Still you scan the ads on your computer screen hoping that at least one of them is going to be a good deal, pressing your mouse to open the email links, jotting down a quick note, sending it off, hoping. I answered this one guy’s ad by leaving my phone number and he called me. “Are you a buyer?” He asked, “because I’ve shown the car ten times already and all anyone’s done is come out and kicked the tires.”

“I’m a buyer,” I reassured him. “Can I come look at your car?”

“I’ll get back to you,” he said and then never called me back.
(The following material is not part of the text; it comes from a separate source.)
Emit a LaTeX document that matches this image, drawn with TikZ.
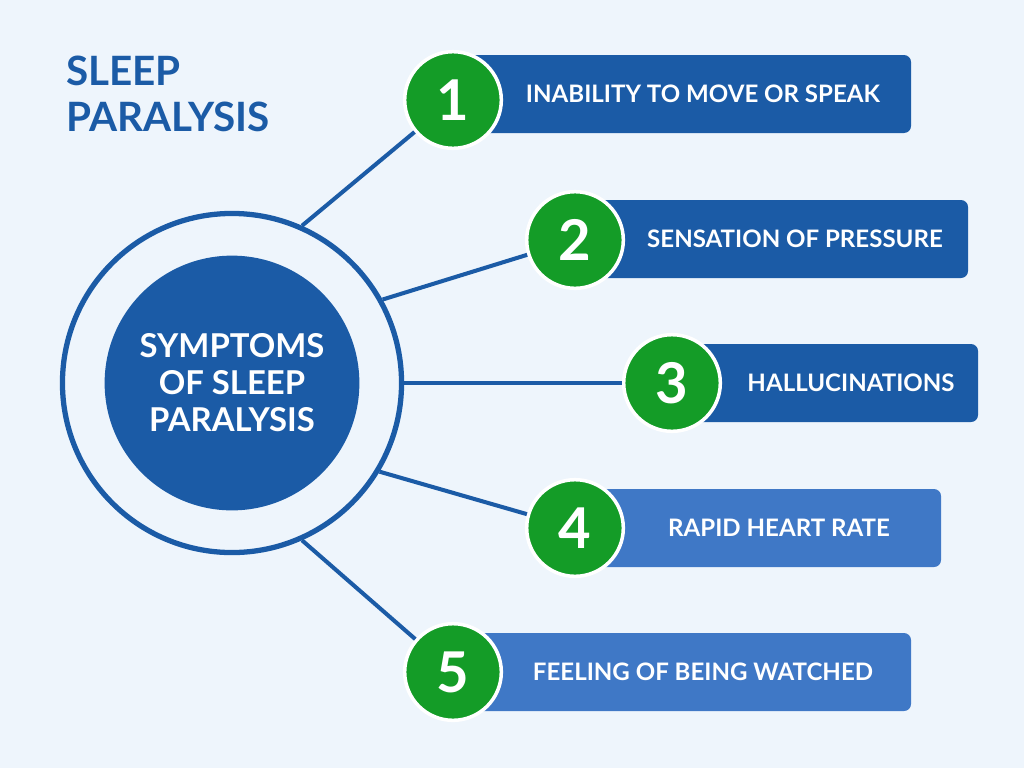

Admittedly it may just be some erroneous elements from my past that have me seeing illicit transactions in all of this. But I really couldn’t ignore what I felt were the drug deal overtones to this whole buying a car over the internet thing and because of it I was starting to get nervous just making the initial contact. Sweaty palms I’d type in my response and then hit send, only to wait, some times days for the reaction. The people selling know they’ve got what you want, You know that they know that they’ve got what you want – the whole deal reeks of a power struggle, like a crack dealer has over his clientele, like the dope man has over the junkies in the street and all I’m looking for here is my car fix – something to make my life a little better, something to help me along my way.

After I bought the car, paying the man the money in small unmarked bills, I turned the key in the ignition and left rubber burning down the highway all the way back to San Francisco. Seems that it’ll do a hundred and ten no problem. Seems like all the cars I buy want to go fast. When I told my dad about the car over the phone a few days later he said, “didn’t you learn from the last one?” He of course was referring to the last car I owned, the one that I slammed head-on into an embankment during a rainstorm in Marin County.

But this car isn’t nearly as fast as that one and slowing to what now seemed like a crawl I turned off of highway 80 before the Bay Bridge. Dropping down the elevated freeway to the streets of SF, hitting every pothole, getting air on the cable car tracks, I pulled into my garage and scraped bottom on the hump in the sidewalk – lowered cars aren’t meant for San Francisco. Getting out I stood there looking at my car, admiring the sleek lines, the fine gloss finish, happy that I’d finally got what I wanted. Walking out of the garage onto the street I watched the bits of litter and leaves swirl around in circles moved by the wind. On my apartment building’s front steps were a weeks worth of delivered newspapers that my upstairs neighbor lets sit. Sticking out of my mailbox were all the bills for the former tenants who must of left town without forwarding any of their mail.

When I got upstairs to my kitchen and finally sat down at the table I felt a bit exhausted, I felt like something was over. I felt like I had achieved what I wanted, but I still felt empty. Buying a car didn’t fulfill shit, at least not like I had hoped it would. I was still who I was, inside and out, just maybe not a pedestrian any more. Although all that time that I’d spent in these last few months looking for that perfect car didn’t exactly feel wasted. But I had this “now what?” sort of feeling running through me, and it felt strange. Dejected, tired, a bit confused I walked down the hallway to my room and went to bed.

The next morning I got up and drove my new car to Best Buy and bought a vacuum cleaner. It’s black and low and sleek and shiny with chrome bits. It’s lowered to the ground, a clear bagless interior – no silver-low-profile-mags, no CD player. It does suck dirt however and after completely vacuuming my entire house I can honestly say that I am happy with what it does. The salesman at Best Buy threw in a microwave oven for twenty-five dollars as an incentive for me to buy the cool black model. Like there was any doubt that I wasn’t going to.